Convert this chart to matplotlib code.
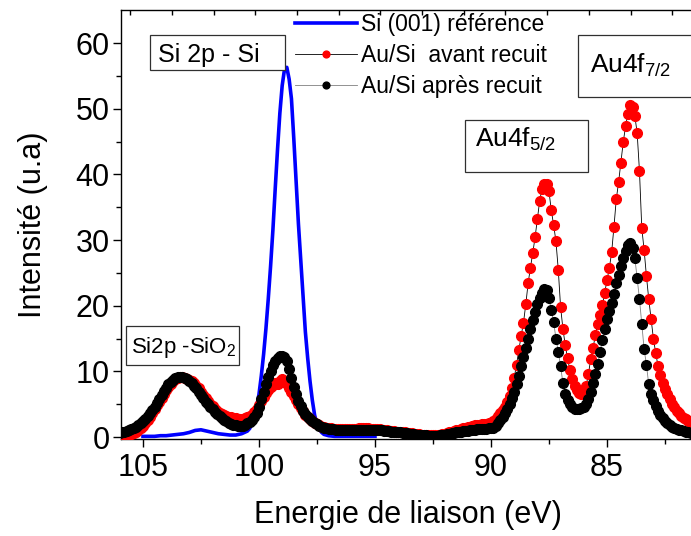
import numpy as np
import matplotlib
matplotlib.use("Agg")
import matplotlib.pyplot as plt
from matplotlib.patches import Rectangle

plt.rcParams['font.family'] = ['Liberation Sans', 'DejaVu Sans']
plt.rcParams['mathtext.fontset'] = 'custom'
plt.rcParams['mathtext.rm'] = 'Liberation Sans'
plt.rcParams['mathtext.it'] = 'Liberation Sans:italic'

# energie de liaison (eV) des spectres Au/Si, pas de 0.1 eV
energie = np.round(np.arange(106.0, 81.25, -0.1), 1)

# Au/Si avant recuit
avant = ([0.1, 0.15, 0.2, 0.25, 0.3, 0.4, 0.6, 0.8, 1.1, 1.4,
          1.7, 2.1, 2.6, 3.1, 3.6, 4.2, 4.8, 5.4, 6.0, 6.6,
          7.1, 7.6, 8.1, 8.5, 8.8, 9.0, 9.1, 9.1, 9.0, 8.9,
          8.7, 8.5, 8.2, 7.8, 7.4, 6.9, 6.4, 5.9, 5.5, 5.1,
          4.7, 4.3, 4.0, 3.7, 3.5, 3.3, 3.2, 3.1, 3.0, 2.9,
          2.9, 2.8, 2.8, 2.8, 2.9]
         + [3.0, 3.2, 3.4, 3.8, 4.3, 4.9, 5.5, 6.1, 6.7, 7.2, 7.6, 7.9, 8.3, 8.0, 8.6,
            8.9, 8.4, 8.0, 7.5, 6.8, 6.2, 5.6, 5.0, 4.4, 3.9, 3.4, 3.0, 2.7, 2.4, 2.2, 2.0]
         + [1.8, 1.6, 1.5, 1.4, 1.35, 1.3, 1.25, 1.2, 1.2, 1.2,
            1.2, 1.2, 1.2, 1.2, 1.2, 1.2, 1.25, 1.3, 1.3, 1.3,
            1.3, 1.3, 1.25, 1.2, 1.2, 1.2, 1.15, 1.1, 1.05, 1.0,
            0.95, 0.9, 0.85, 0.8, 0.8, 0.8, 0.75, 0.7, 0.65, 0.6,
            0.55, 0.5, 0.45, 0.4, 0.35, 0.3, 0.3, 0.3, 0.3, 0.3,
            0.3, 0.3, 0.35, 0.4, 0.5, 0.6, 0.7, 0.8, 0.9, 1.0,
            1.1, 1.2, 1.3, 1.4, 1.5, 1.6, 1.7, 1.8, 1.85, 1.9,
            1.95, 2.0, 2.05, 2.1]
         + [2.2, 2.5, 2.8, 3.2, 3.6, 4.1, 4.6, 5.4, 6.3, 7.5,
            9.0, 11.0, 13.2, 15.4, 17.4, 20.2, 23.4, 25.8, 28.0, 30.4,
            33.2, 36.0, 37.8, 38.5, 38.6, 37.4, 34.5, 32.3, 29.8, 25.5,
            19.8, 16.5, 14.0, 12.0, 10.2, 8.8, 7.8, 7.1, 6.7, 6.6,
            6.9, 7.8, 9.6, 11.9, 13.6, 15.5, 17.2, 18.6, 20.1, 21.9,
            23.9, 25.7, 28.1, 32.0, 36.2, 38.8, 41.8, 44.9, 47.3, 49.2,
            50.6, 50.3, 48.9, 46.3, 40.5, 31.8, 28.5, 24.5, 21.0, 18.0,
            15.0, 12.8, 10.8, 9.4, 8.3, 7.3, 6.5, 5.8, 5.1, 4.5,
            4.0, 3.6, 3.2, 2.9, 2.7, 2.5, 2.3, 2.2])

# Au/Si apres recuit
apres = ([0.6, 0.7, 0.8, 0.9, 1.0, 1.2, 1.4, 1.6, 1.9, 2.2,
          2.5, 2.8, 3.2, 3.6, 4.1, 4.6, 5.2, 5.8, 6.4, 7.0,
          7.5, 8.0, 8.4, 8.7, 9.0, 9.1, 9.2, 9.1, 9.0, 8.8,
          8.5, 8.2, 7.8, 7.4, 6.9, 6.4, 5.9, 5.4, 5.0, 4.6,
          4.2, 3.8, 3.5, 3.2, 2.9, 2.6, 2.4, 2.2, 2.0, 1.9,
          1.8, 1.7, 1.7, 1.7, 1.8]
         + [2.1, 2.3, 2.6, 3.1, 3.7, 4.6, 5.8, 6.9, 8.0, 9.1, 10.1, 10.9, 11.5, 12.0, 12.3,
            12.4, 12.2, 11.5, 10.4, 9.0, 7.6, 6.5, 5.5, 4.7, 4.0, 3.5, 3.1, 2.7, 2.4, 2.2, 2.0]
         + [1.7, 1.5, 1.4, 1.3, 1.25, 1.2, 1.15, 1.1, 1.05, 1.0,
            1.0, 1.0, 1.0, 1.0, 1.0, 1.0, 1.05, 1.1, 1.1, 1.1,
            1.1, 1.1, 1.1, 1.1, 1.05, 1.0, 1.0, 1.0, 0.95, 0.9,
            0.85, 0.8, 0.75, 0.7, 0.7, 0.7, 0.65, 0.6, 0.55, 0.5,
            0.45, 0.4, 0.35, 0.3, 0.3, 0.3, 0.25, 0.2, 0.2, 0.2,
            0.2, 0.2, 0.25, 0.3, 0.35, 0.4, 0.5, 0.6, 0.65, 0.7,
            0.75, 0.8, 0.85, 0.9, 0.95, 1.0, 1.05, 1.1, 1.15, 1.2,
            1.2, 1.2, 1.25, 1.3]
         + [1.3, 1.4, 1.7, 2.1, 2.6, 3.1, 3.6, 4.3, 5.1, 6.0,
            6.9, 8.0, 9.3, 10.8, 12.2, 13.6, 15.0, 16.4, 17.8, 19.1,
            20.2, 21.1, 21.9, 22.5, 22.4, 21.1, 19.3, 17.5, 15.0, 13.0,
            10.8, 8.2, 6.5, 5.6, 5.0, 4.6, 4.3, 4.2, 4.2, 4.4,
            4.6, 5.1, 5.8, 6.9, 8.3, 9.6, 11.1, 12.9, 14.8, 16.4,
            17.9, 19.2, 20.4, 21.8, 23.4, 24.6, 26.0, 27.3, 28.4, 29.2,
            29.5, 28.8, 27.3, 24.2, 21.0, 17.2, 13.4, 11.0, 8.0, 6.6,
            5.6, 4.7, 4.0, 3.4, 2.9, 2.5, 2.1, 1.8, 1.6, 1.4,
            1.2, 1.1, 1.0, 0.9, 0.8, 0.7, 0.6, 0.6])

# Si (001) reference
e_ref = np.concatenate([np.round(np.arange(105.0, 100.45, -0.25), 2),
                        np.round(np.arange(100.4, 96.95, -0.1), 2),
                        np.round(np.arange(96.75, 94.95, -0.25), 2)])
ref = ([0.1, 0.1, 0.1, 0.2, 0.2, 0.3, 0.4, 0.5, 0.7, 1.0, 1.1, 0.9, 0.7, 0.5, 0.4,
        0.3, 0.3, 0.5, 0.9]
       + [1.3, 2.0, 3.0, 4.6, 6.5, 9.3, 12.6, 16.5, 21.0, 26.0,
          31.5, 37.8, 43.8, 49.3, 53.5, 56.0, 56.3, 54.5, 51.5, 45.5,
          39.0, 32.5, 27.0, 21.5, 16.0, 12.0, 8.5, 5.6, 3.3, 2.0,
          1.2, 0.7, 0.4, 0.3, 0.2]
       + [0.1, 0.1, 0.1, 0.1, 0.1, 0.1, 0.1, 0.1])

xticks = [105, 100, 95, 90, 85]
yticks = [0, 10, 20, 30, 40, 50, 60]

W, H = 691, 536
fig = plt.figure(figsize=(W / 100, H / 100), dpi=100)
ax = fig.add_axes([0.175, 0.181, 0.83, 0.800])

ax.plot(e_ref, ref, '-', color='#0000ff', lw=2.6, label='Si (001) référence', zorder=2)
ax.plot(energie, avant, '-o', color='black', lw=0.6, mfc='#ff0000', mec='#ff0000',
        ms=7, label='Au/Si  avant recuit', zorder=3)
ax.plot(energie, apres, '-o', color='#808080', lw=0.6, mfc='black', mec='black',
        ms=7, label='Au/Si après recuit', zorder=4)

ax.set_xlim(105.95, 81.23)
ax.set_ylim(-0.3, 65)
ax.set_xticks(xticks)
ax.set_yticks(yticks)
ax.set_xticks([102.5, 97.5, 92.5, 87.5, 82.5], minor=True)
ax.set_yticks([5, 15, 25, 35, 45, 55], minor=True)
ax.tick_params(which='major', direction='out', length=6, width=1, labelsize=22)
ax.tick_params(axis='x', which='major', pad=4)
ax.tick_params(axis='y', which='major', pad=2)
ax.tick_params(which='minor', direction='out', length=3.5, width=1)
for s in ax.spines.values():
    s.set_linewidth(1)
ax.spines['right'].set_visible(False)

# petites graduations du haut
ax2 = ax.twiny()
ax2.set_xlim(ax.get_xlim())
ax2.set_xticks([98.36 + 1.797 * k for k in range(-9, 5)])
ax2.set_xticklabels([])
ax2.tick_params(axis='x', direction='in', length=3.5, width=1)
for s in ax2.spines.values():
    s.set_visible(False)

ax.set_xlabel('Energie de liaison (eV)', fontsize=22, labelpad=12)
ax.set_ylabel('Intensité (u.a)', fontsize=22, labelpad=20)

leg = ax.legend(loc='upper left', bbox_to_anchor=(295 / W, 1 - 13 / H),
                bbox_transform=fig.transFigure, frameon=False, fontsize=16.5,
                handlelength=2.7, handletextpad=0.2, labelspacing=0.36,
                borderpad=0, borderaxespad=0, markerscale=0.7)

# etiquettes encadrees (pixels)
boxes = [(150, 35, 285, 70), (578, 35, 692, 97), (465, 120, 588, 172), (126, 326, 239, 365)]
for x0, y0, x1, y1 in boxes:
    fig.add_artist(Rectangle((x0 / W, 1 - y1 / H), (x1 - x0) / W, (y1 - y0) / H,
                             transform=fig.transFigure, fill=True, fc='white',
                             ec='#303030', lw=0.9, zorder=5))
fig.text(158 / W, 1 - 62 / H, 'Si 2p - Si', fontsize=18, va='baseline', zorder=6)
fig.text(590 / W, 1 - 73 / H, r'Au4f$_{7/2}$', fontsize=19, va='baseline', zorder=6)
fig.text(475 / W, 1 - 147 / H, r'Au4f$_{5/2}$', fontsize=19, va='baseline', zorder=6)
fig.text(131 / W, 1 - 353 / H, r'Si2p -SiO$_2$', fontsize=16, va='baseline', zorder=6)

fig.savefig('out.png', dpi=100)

+ + +

**Instructions to follow**: Write out nothing but the lines from the start of the data through the line with "energie = np.round(np.arange(106.0, 81.25, -0.1), 1)". Leave out the pictures.

**Completed task**:
Convert this chart to matplotlib code.
import numpy as np
import matplotlib
matplotlib.use("Agg")
import matplotlib.pyplot as plt
from matplotlib.patches import Rectangle

plt.rcParams['font.family'] = ['Liberation Sans', 'DejaVu Sans']
plt.rcParams['mathtext.fontset'] = 'custom'
plt.rcParams['mathtext.rm'] = 'Liberation Sans'
plt.rcParams['mathtext.it'] = 'Liberation Sans:italic'

# energie de liaison (eV) des spectres Au/Si, pas de 0.1 eV
energie = np.round(np.arange(106.0, 81.25, -0.1), 1)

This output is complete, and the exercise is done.